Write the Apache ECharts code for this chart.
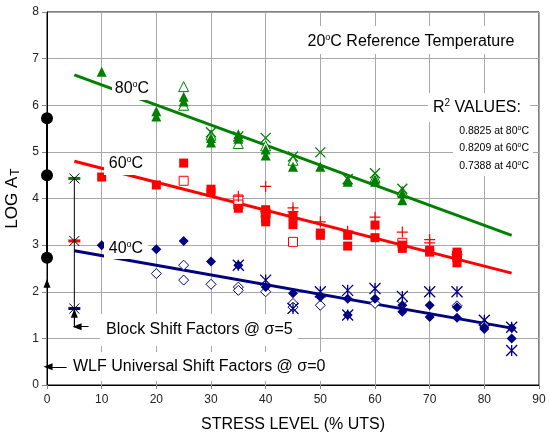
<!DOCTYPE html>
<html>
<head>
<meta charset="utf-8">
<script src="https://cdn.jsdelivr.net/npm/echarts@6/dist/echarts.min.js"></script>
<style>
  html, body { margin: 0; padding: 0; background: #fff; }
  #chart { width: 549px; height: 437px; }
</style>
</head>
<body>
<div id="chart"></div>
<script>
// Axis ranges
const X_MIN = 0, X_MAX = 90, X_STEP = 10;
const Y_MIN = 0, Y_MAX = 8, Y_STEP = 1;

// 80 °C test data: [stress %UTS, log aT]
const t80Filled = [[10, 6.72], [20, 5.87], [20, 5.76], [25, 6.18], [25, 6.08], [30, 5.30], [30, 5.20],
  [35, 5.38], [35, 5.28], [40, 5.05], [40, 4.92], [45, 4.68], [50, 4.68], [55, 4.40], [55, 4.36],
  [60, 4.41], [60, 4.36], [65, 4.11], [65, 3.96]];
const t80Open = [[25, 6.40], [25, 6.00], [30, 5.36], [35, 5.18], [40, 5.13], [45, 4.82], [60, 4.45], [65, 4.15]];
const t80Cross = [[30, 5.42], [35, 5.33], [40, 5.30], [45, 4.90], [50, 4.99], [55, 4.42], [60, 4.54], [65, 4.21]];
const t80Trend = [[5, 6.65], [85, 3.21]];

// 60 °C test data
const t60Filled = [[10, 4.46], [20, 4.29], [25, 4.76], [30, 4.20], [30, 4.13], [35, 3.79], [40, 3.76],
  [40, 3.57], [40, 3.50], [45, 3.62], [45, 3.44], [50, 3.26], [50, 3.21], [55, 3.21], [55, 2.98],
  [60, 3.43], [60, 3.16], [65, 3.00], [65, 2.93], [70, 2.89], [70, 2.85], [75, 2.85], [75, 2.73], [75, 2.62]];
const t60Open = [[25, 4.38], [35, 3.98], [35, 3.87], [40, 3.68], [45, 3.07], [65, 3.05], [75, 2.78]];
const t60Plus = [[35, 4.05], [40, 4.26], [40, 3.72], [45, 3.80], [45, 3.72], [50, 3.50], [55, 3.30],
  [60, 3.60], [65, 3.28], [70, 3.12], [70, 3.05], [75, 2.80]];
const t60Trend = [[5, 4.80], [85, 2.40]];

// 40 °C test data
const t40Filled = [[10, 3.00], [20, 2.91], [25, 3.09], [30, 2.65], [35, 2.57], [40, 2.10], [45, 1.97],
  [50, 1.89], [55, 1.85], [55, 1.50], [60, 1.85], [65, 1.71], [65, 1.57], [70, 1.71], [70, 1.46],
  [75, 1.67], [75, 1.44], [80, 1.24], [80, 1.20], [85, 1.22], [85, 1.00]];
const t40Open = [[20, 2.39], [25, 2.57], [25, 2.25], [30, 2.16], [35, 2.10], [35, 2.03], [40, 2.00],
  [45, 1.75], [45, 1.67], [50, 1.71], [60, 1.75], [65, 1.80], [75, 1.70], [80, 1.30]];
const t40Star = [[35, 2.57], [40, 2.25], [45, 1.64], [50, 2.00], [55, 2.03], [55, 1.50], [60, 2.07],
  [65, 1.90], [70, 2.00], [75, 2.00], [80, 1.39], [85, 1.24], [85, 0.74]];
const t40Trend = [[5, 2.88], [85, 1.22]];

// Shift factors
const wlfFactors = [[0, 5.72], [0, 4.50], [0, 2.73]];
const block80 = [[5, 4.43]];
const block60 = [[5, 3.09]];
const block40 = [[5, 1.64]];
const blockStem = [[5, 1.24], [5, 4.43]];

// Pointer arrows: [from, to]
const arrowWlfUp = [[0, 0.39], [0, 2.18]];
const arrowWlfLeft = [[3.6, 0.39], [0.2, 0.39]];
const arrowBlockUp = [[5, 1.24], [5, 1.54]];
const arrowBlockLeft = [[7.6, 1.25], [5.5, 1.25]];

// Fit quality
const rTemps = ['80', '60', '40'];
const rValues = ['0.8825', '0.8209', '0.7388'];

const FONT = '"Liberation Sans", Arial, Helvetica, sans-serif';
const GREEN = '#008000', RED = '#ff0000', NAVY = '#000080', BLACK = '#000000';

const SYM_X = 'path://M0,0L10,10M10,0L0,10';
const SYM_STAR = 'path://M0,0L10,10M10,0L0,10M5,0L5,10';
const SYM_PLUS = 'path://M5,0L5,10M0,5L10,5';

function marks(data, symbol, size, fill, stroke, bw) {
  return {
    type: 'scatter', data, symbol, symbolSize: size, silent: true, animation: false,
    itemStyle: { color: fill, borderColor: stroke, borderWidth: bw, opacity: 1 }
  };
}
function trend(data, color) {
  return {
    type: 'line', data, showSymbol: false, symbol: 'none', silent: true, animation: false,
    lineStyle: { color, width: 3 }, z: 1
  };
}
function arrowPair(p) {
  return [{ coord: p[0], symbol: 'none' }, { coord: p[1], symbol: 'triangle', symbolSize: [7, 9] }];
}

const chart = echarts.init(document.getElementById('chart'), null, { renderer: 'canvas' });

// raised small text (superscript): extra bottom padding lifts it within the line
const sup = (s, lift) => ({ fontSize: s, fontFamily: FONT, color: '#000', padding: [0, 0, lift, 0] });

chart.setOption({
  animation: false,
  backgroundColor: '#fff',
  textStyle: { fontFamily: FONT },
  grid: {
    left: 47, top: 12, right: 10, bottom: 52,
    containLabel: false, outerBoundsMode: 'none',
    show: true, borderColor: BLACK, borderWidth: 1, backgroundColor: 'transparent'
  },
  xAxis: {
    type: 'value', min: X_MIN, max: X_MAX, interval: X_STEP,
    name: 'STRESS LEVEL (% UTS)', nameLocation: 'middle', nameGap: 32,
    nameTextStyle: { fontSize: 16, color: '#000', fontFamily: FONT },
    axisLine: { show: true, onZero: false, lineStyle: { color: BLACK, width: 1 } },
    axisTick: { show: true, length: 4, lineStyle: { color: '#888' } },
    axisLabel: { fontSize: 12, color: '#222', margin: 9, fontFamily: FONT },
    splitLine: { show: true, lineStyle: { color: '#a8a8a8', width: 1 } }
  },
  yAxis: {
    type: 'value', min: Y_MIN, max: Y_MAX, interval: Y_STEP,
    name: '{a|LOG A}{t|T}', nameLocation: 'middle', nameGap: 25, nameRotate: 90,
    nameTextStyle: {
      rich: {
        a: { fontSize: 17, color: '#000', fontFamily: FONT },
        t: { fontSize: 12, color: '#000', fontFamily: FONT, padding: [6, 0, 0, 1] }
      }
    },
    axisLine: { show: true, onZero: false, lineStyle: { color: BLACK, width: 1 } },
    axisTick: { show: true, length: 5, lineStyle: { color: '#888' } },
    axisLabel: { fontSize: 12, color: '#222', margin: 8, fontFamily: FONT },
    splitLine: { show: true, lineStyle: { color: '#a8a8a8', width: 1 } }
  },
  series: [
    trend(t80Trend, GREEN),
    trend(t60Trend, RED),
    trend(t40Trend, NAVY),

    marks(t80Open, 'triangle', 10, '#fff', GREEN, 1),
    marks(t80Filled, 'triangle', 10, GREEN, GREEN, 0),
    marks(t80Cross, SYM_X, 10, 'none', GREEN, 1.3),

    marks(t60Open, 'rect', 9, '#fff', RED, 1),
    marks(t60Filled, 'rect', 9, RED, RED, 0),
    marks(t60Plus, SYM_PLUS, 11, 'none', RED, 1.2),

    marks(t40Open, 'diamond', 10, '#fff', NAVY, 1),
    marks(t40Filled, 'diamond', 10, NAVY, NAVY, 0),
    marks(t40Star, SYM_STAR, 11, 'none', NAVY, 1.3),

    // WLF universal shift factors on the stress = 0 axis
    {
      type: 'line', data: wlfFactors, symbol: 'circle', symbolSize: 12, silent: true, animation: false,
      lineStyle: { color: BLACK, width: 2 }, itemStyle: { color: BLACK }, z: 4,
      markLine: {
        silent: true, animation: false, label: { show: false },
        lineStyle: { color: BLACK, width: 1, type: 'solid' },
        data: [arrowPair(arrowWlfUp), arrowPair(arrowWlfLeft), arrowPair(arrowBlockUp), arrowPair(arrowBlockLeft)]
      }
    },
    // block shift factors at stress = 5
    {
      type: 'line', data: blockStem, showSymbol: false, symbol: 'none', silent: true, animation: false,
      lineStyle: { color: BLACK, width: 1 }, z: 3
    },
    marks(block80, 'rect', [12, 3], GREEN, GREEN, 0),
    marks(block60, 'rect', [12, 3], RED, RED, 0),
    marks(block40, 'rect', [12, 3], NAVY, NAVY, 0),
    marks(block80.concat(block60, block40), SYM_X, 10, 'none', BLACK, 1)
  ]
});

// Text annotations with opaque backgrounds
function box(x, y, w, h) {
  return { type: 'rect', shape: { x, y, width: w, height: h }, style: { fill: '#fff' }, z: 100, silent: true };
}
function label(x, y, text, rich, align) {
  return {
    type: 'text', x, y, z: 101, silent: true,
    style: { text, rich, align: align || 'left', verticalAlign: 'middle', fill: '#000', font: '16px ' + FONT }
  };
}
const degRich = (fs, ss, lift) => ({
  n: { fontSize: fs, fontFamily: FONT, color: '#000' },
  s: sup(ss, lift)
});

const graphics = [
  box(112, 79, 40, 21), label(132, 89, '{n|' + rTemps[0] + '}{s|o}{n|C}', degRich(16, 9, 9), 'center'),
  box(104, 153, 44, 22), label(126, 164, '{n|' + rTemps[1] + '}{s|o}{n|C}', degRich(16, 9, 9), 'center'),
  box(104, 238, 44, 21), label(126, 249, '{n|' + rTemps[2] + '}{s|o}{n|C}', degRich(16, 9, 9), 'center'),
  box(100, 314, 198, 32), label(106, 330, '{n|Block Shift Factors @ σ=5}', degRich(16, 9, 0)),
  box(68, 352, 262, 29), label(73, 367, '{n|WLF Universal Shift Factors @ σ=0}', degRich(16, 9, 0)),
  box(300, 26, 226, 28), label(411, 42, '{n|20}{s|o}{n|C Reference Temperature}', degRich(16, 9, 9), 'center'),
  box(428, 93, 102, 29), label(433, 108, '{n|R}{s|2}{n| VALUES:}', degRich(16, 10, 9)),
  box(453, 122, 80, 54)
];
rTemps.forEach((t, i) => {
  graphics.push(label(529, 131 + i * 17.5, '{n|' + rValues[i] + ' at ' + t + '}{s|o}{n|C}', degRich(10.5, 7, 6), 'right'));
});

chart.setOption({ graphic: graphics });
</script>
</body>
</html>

#####

Return only the lines running from the top of the data to the line that holds "const Y_MIN = 0, Y_MAX = 8, Y_STEP = 1;". Include both of those lines, but skip the pictures.

> **Completed exercise**:
Write the Apache ECharts code for this chart.
<!DOCTYPE html>
<html>
<head>
<meta charset="utf-8">
<script src="https://cdn.jsdelivr.net/npm/echarts@6/dist/echarts.min.js"></script>
<style>
  html, body { margin: 0; padding: 0; background: #fff; }
  #chart { width: 549px; height: 437px; }
</style>
</head>
<body>
<div id="chart"></div>
<script>
// Axis ranges
const X_MIN = 0, X_MAX = 90, X_STEP = 10;
const Y_MIN = 0, Y_MAX = 8, Y_STEP = 1;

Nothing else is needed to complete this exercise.